GRASSROOTS activists have launched a new campaign for Scottish independence amid growing frustration over the lack of progress under Nicola Sturgeon.

The cross-party Scottish Independence Convention (SIC) announced a fundraising appeal on Monday for a fresh organisation aimed at driving support for a Yes vote over 50%.

If the appeal is successful, the new body will provide “front-foot media handling, strategic support, resources, messaging and the administrative capacity” to help persuade No voters.

It will also bypass SNP ministers to “develop strategy”, undertake public opinion research, and develop “messages and campaign materials for the movement”.

The move could potentially sow confusion over key issues such as the economy and currency, as the SNP leadership is firmly wedded to its controversial Growth Commission blueprint for independence.

The announcement comes less than a week after the First Minister downplayed the prospect of a second independence referendum before the 2021 Holyrood election.

Although she said Brexit had strengthened the case for independence, she also said SNP members must wait “impatiently” and show “pragmatism, perseverance and patience”.

However others at last week’s SNP conference wanted a quicker pace, with SNP MP Angus MacNeil saying the best chance of independence was “here and now”.

The proposed campaign vehicle is also a tacit repudiation of Yes Scotland, the main outfit used to promote a Yes vote at the 2014 referendum.

Ostensibly cross-party, in reality it was dominated by SNP money and personnel, leading to tensions with the Green and Socialist arms of the Yes movement.

Yes Scotland Ltd remains a mothballed company under the control of an SNP lawyer.

The Scottish Independence Convention (SIC) said funds raised through the Thisisit.scot website would be used to push support for a Yes vote “consistently beyond 50% in the polls”.

It said the new campaign vehicle would help coordinate grassroots activity and liaise with the media, including providing a “rebuttal” service.

Like Yes Scotland, which needed an £825,000 bail-out from the SNP in 2014, the new organisation is supposed to raise funds and become financially “self-sustaining”.

The SIC is an umbrella body made of pro-independence groups and parties, including the SNP, Scottish Greens, Scottish Socialists and the Radical Independence Campaign.

SIC convenor Elaine C Smith said: “The dream of Independence for Scotland has been kept alive by all the various groups who keep working, campaigning and marching.

“Now we’d like to get an official campaign up and running to allow us to help organise further.

“At almost every meeting or event I have attended over the past four years I have been bowled over by the self-organising and work that is going on across the country.

“However I am always asked about a central resource that can distribute and communicate what’s going on with all the other groups. That’s what we aim to try and provide.”

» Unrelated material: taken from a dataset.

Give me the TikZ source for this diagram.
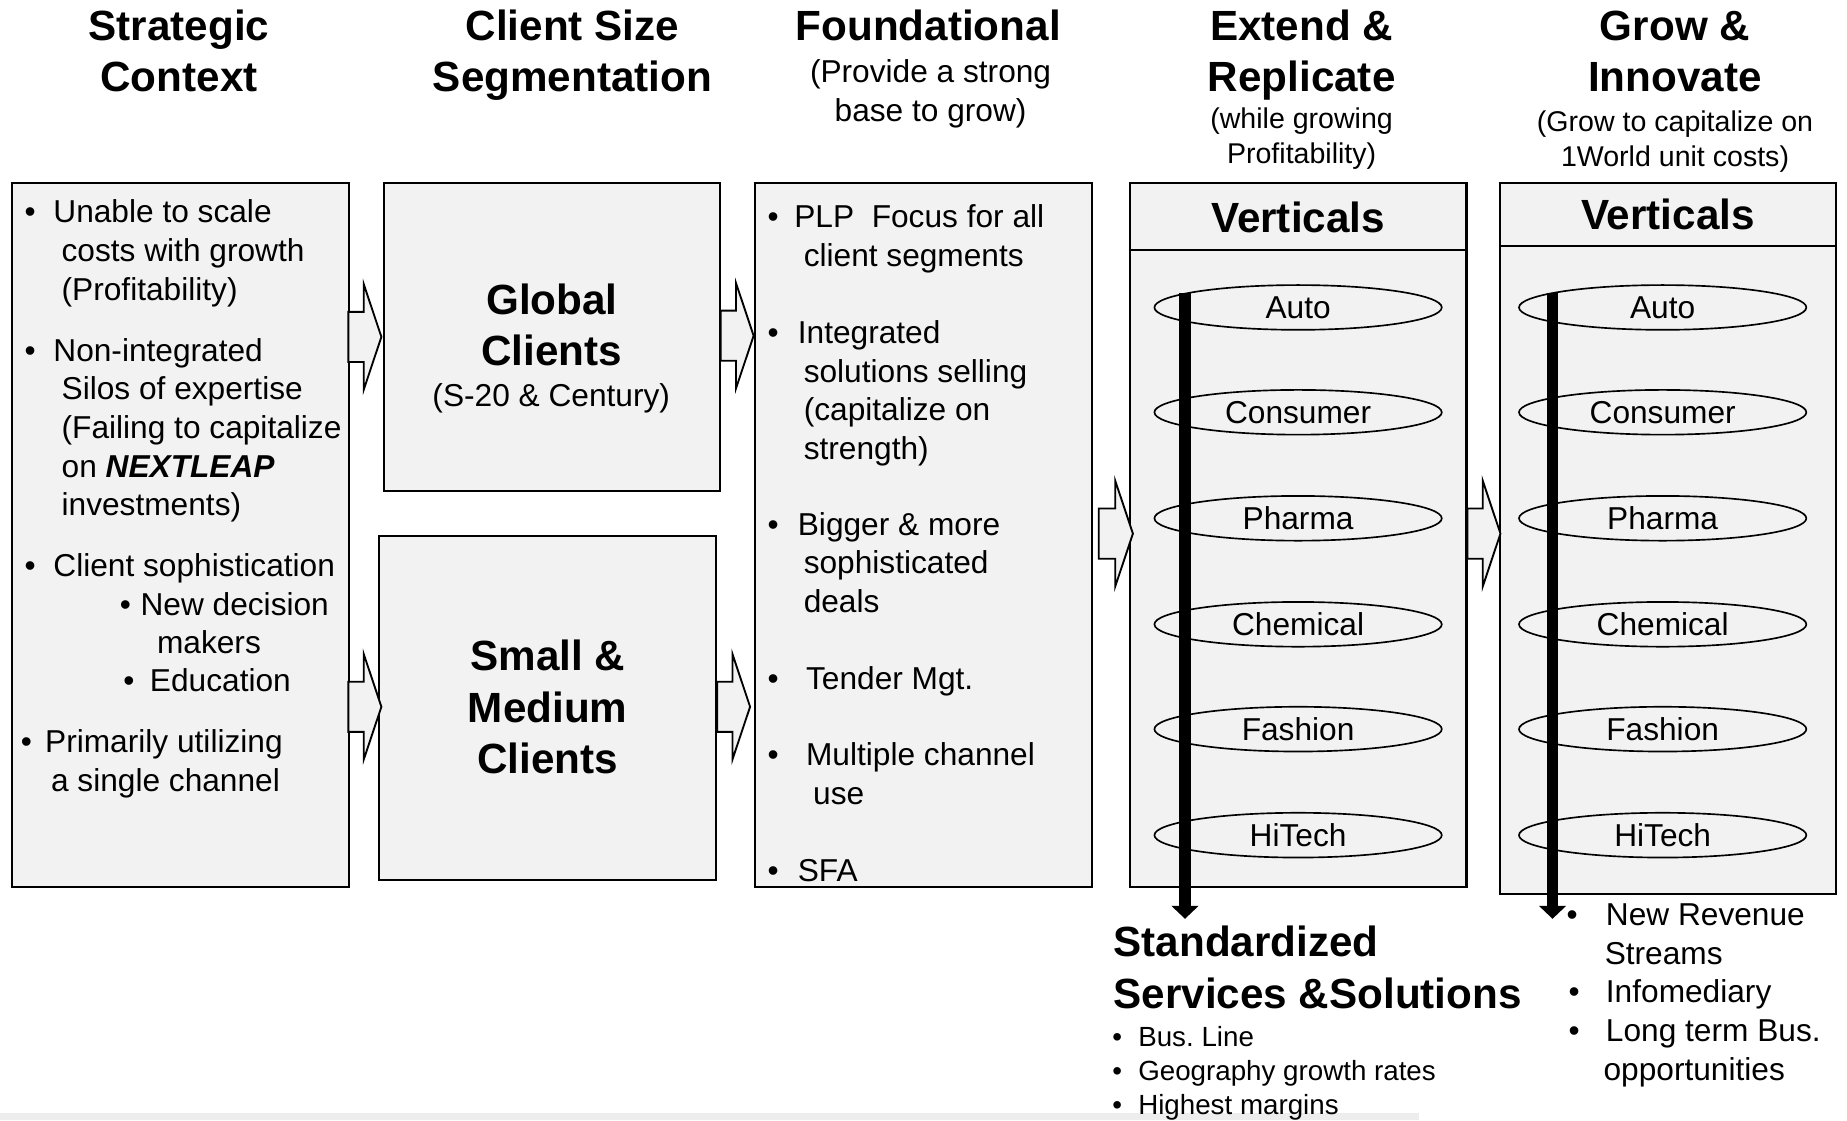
\documentclass[tikz,border=0pt]{standalone}
\usepackage{fontspec}
\setmainfont{Liberation Sans}
\usetikzlibrary{shapes.geometric,shapes.arrows,arrows.meta}

\definecolor{panelgray}{HTML}{F2F2F2}
\newcommand\hdrfont{\fontsize{20.4}{24.9}\selectfont\bfseries}
\newcommand\txtfont{\fontsize{15.3}{18.7}\selectfont}
\newcommand\subfont{\fontsize{13.8}{16.8}\selectfont}
\newcommand\smlfont{\fontsize{13.4}{16.4}\selectfont}
\newcommand\bul[1]{\llap{\textbullet\hspace{#1}}}
\newcommand\ind[1]{\hspace*{#1}}

\begin{document}
\begin{tikzpicture}[x=0.02cm, y=-0.02cm,
        panel/.style={rectangle, draw=black, line width=1pt, fill=panelgray, inner sep=0pt},
        hdr/.style={font=\hdrfont, align=center, anchor=base, inner sep=0pt},
        txt/.style={font=\txtfont, align=left, anchor=base west, inner sep=0pt},
        blockarrow/.style={single arrow, draw=black, line width=0.9pt, fill=panelgray,
            inner xsep=0pt, inner ysep=0.41cm, minimum height=0.56cm,
            single arrow head extend=0.47cm, single arrow tip angle=143, anchor=west},
        vert/.style={ellipse, draw=black, line width=0.8pt, minimum width=4.88cm, minimum height=0.76cm,
            inner sep=0pt, font=\txtfont, text height=11pt, text depth=0pt},
        bar/.style={line width=0.2cm, -{Triangle[width=0.45cm, length=0.22cm]}},
        ]
        \useasboundingbox (0,0) rectangle (1568,951);
        \fill[black!7] (0,945) rectangle (1205,951);

        % column headings (base = last line)
        \node (ctx-hdr) at (152,78) [hdr] {Strategic\\Context};
        \node (seg-hdr) at (486,78) [hdr] {Client Size\\Segmentation};
        \node (fnd-hdr) at (788,34) [hdr] {Foundational};
        \node (fnd-sub) at (790,103) [hdr, font=\txtfont] {(Provide a strong\\base to grow)};
        \node (ext-hdr) at (1105,78) [hdr] {Extend \&\\Replicate};
        \node (ext-sub) at (1105,139) [hdr, font=\subfont] {(while growing\\Profitability)};
        \node (grw-hdr) at (1422,78) [hdr] {Grow \&\\Innovate};
        \node (grw-sub) at (1422,141) [hdr, font=\subfont] {(Grow to capitalize on\\1World unit costs)};

        % boxes
        \node (ctx) at (153,454) [panel, minimum width=5.72cm, minimum height=11.96cm] {};
        \node (glob) at (468.5,286) [panel, minimum width=5.70cm, minimum height=5.24cm] {};
        \node (sme) at (465,601) [panel, minimum width=5.72cm, minimum height=5.84cm] {};
        \node (fnd) at (784,454) [panel, minimum width=5.72cm, minimum height=11.96cm] {};
        \node (v1) at (1102,454) [panel, minimum width=5.72cm, minimum height=11.96cm] {};
        \node (v2) at (1416,457) [panel, minimum width=5.72cm, minimum height=12.08cm] {};
        \draw[line width=1pt] (v1.west |- 0,212) -- (v1.east |- 0,212);
        \draw[line width=1pt] (v2.west |- 0,209) -- (v2.east |- 0,209);

        % block arrows
        \node (a1) at (295,286) [blockarrow] {};
        \node (a2) at (295,600) [blockarrow] {};
        \node (a3) at (611,285) [blockarrow] {};
        \node (a4) at (608,600) [blockarrow] {};
        \node (a5) at (932,453) [blockarrow, minimum height=0.58cm] {};
        \node (a6) at (1245,453) [blockarrow] {};

        % strategic context
        \node (c1) at (45,255) [txt] {\bul{0.3cm}Unable to scale\\\ind{0.14cm}costs with growth\\\ind{0.14cm}(Profitability)};
        \node (c2) at (45,438) [txt] {\bul{0.3cm}Non-integrated\\\ind{0.14cm}Silos of expertise\\\ind{0.14cm}(Failing to capitalize\\\ind{0.14cm}on \textbf{\textit{NEXTLEAP}}\\\ind{0.14cm}investments)};
        \node (c3) at (45,489) [txt] {\bul{0.3cm}Client sophistication};
        \node (c3a) at (119,555) [txt] {\bul{0.165cm}New decision\\\ind{0.28cm}makers};
        \node (c3b) at (127,587) [txt] {\bul{0.265cm}Education};
        \node (c4) at (38,672) [txt] {\bul{0.225cm}Primarily utilizing\\\ind{0.1cm}a single channel};

        % client segments
        \node (glob-title) at (468.5,310) [hdr, font=\fontsize{20.4}{24.4}\selectfont\bfseries] {Global\\Clients};
        \node (glob-sub) at (468,345) [hdr, font=\txtfont] {(S-20 \& Century)};
        \node (sme-title) at (465,657) [hdr] {Small \&\\Medium\\Clients};

        % foundational
        \node (f1) at (674,226) [txt] {\bul{0.265cm}PLP\ \ Focus for all\\\ind{0.16cm}client segments};
        \node (f2) at (677,390) [txt] {\bul{0.325cm}Integrated\\\ind{0.1cm}solutions selling\\\ind{0.1cm}(capitalize on\\\ind{0.1cm}strength)};
        \node (f3) at (677,520) [txt] {\bul{0.325cm}Bigger \& more\\\ind{0.1cm}sophisticated\\\ind{0.1cm}deals};
        \node (f4) at (684,585) [txt] {\bul{0.465cm}Tender Mgt.};
        \node (f5) at (684,683) [txt] {\bul{0.465cm}Multiple channel\\\ind{0.12cm}use};
        \node (f6) at (677,748) [txt] {\bul{0.325cm}SFA};

        % verticals
        \node (v1-title) at (1102,197) [hdr] {Verticals};
        \node (v2-title) at (1416,195) [hdr] {Verticals};
        \foreach \name/\yy in {Auto/261, Consumer/350, Pharma/440, Chemical/530, Fashion/619, HiTech/709} {
            \node (v1-\name) at (1102,\yy) [vert] {\name};
            \node (v2-\name) at (1411.5,\yy) [vert] {\name};
        }

        \coordinate (v1-top) at (1006,249);
        \coordinate (v1-end) at (1006,780);
        \coordinate (v2-top) at (1318,249);
        \coordinate (v2-end) at (1318,780);
        \draw[bar] (v1-top) -- (v1-end);
        \draw[bar] (v2-top) -- (v2-end);

        % outcomes
        \node (std) at (945,856) [hdr, anchor=base west, align=left] {Standardized\\Services \&Solutions};
        \node (std-list) at (966,946) [txt, font=\smlfont] {\bul{0.277cm}Bus.\ Line\\\bul{0.277cm}Geography growth rates\\\bul{0.277cm}Highest margins};
        \node (grw-list) at (1363,917) [txt] {\bul{0.48cm}New Revenue\\\ind{-0.02cm}Streams\\\bul{0.445cm}Infomediary\\\bul{0.445cm}Long term Bus.\\\ind{-0.04cm}opportunities};

    \end{tikzpicture}
\end{document}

SNP Westminster leader Ian Blackford said: “I am delighted with this initiative. I have a burning desire to see a fairer and wealthier Scotland and the delivery of an inclusive open society - independence offers that opportunity.

“We need to inspire the people of Scotland to come with us on the journey to independence. “Locally Yes Skye, Raasay and Lochalsh are showing the leadership and engagement that is essential in growing the level of support for independence."

Scottish Green co-convenor Maggie Chapman said: “I want our next campaign for independence to be our last campaign for independence, because we must win it.

“A strong and effective campaign organisation will be crucial to that success. Working across the independence movement, that’s what SIC is determined to deliver.”

Women for Independence said: “This funded initiative by the SIC will allow our members and the grassroots movement as a whole to pull together, collaborate on research, projects and campaigns in order to show the positive case for an independent Scotland that will not only be fairer for women but for everyone who calls Scotland their home.”

LibDem MSP Alex Cole-Hamilton said: "I was under the impression that there was already an organisation devoted full time to campaigning for Scottish independence and it was this Scottish Government. The SNP's own Growth Commission admits that independence means years of cuts to public services."

Pamela Nash, chief executive of the anti-independence group Scotland in Union, added: “The nationalist movement will never stop campaigning for a second independence referendum, even though the majority of people in Scotland want to move on from the divisions of the past. Rather than spend time setting up an organisation in the hope of creating more constitutional chaos, most people would rather there is a fresh focus on improving schools, our NHS, and the economy.”